Harry and Meghan to the rescue, to interject a bit of faux angst into the midst of a whole host of more pressing concerns.
Forgive me for not feeling their pain. It predictably made for some must-see TV, and Oprah got kudos for being the interviewer par excellence. Her questions didn’t sound that tough to me, what I heard of them on the news. It all feels more like relentless prying, a pursuit of dirt and a juicy story. Like contrived emotion, and manipulation, an attempt at creating some existential battle against oppression. For all to see. And of course it has many Brits in a dither.
I will never understand the gravity here. Harry was born into it, but Meghan had to have a pretty good sense of what she was getting into. These are people who crave the notoriety despite what they say to the contrary, who want their cake and want to eat it, too, who are used to being fawned over and may even have come to expect the attention as some sort of entitlement. It’s really hard to imagine them wanting to walk away from their fish bowl life.

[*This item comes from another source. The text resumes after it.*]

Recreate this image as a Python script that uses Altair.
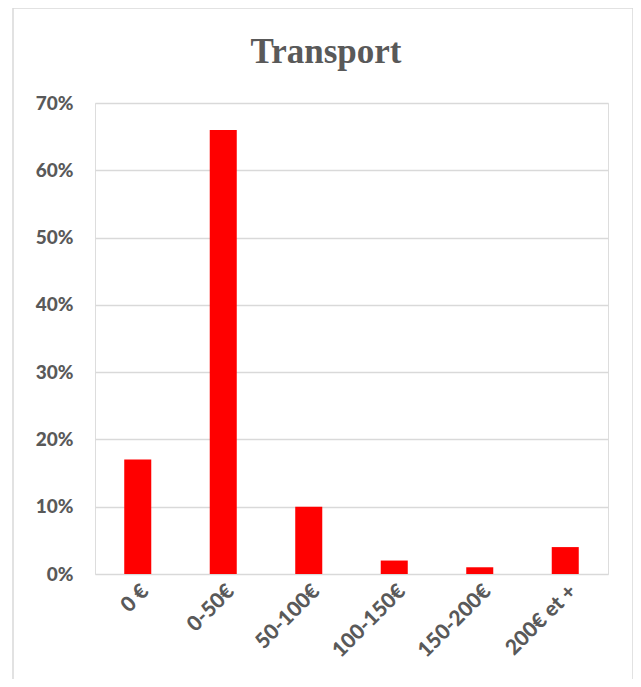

It’s difficult to see them as persecuted heroes and trailblazers of some sort. And yet they can come on national television and offer up a sob story that somehow and inevitably involves “poor” Diana. Millions tune in, and walk away feeling sorry for the young, anchorless couple cast as wronged, put-upon figures and pariahs at the same time. They and the rest of the “royal” family have served as nothing more than distractions for as long as I can remember.
John Oliver’s name may be mud in England, but he summed things up perfectly in 2018 when he said the royal family is a collection of “fundamentally flawed people doing a pseudo job.” It’s a 1200-year old Anglo-Saxon institution that has no real-world relevance, except to serve as spectacle and soap opera.
And a way for people to vicariously live their dreams of a privileged life.